Who would he have been had he insisted I call him Shahram and not Shan? It means, “Mighty King,” he told me when we met. He accompanied that translation with a strong royal stance befitting of a mighty King. A mighty King in his mighty Khakis and a long-sleeve plaid shirt. A mighty King dancing with Juana la Mexicana, not Juana la Cubana, cómo la canción, at our little dirty secret of a “band camp.” (It’s not allowed to date a belly dancer if you’re a decent Middle Eastern man. It’s essentially like dating a stripper would be seen in the West, and this, dear reader, I also did not know when I first met Shan. There was so much I did not know.)

I did not know how grossly Orientalist I was and how ignorant I was of the Middle East or how much was missing from my analysis of identity. I did not know there’d be cultural barriers between me and a man who saw me as a slut he’d be ashamed to be seen with as a serious partner although he was fine with fucking me on his couch.
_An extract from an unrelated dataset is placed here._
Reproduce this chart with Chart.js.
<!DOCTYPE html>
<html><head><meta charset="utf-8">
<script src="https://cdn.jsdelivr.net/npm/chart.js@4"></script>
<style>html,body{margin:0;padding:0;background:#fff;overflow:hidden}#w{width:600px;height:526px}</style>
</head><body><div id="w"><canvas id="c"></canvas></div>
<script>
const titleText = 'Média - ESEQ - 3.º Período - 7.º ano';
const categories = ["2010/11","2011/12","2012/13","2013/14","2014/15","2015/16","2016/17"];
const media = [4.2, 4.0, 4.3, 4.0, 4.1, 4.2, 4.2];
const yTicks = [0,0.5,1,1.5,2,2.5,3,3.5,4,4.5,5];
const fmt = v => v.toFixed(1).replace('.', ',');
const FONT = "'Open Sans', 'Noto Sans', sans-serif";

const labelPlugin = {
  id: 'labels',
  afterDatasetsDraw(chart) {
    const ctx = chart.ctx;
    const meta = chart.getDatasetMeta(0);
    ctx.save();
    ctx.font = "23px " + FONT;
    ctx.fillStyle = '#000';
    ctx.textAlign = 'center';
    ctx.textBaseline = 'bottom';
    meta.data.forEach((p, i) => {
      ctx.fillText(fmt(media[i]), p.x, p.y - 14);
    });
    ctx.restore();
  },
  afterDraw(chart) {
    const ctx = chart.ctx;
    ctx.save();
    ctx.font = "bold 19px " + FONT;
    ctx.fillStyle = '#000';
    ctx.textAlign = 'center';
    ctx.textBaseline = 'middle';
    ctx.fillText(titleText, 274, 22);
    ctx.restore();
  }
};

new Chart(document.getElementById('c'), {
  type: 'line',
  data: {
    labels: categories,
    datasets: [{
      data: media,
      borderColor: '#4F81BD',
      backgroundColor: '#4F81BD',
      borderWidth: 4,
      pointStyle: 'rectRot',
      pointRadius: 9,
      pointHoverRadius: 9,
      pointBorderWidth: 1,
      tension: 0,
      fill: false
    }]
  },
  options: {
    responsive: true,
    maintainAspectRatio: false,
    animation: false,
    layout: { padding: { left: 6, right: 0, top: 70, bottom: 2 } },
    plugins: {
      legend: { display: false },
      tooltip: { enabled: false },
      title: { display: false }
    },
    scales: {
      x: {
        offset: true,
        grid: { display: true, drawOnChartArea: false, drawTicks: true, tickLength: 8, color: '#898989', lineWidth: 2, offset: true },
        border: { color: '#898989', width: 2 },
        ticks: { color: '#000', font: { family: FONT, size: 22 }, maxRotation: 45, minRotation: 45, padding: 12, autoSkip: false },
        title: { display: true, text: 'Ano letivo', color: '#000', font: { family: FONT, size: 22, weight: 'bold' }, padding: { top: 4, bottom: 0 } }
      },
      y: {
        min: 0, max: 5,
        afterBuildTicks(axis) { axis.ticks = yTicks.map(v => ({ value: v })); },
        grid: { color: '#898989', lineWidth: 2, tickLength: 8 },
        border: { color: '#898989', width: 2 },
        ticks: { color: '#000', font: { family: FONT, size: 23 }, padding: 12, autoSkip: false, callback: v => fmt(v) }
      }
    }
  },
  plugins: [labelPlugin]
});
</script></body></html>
I did not know I would feel so seen by a man and also eventually be so angry with him because he, too, seemed to discard me the minute I became a real person and not just a sexual object, just like every other man. I did not know that this would be so complicated.

I did not know that I could feel so close to the peace of home only to have him rip it away from me with a clear rejection when I told him, “I like you as more than just a friend.” I did not know the “Mighty King” would break my heart so. I did not know one person could make me feel so many messy, conflicting things all at once.

Some people say our names hold power, that they determine our personalities and our life’s paths. And sometimes I wonder what my own name contains.

I wonder, who would I be if I did not have this split inside me, this cultural rift that demands to be reconciled and yet, does not come together as a whole? Would it be easier if I had changed my name to Esmeralda? Or better yet, if I’d been born a Jane? Would I feel more rooted if I’d been a Jane Smith instead of a Juana Garcia? Would I have been so broken-hearted when this “mighty king” rejected me if I hadn’t seen a piece of the home I wanted when I looked in the mirror he held up for me?

The past is the past and I don’t seek to change it by writing about it. I only seek to understand. The more I write, the less I feel I understand.

I changed my own name about a year ago. From García to Espinoza. “Yes,” I told myself, “Espinoza. That’s a writer’s name.” I hoped to make a mark with that name, a name that stands out among the sea of Juana Garcías, but it still doesn’t feel genuine. It doesn’t feel like “me.” And in my search for home, I wonder, “What does it take to feel like me?”

If I haven’t found it in a man, or a writing career, or a dance hobby, or a meditation practice, or even in the lullabies I sang my children to sleep with, is it even there at all, the place inside me that feels like home, that feels like me?

If it isn’t there, where is it? Lost? Stolen? Buried? Forgotten? What does it take to remember a place where there’s no information? What does it take to fill up that empty space where home is supposed to be? Would it be any easier if I were a white American-born California girl to feel at peace, at home? Would it be any easier to feel rooted if I had that skin instead of my own brown skin, the skin of a dirty Mexican?